Do take a look at Azure Drives: http://go.microsoft.com/?linkid=9710117 . It is essentially a page blob (thus persistent storage), which contains an NTFS-formatted virtual hard drive (VHD). One catch with Azure Drive is that only one instance has write permission on an Azure Drive. All other instances only have read-only permission.

As Gaurav pointed out, you can have a vhd stored in a blob, and then attach to your instances. Just remember that, for additional instances, you'll need to make snapshots of the blob. As long as the vhd's content doesn't change, then the snapshots are tiny (really a bunch of pointers to blob pages). And... if you need to update one of the dll's, you need to do that through an instance that mounted the drive for writing.

Regarding criterion #1 above (not wanting to duplicate files to local drive for each instance): I'd suggest trying it out first, seeing how long it takes to copy the dll's from individual blobs (or a zip file in a single blob) to local storage during instance startup. Since the storage account and your compute instances will be (at least should be ) in the same data center, the copy should be very fast, and there's no bandwidth charges. You can do this easily via startup task. The upsides?
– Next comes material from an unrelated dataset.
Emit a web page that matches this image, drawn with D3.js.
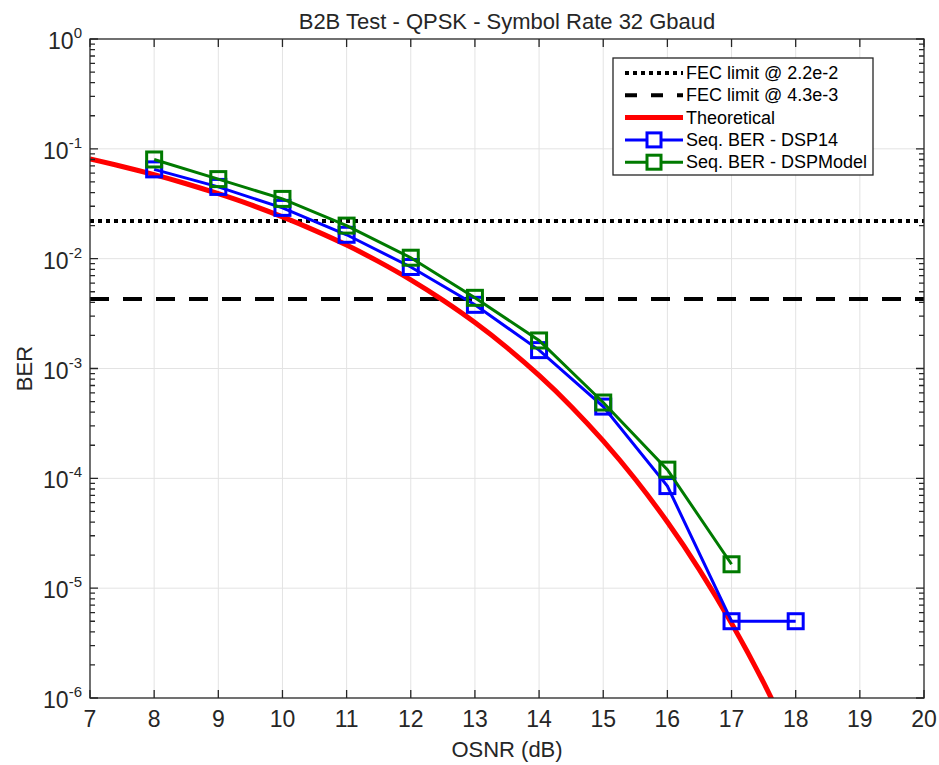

  • Easier to update individual dll's (you can use any off-the-shelf blob management tool, PowerShell, etc.) - no need to even have an instance running when updating your dll's and other common files. If you store in a mounted drive, you'll be required to have an instance running if you want to maintain the file list, and you'll need to do all file management through that instance.
  • No risk of losing access to the dll's if something were to cause the drive lease to break (not saying it would , but the local copy would be independent of blob storage).

It's not difficult to come up with a signaling scheme to let your instances know there's a software update for them (maybe a simple pub/sub service bus message?).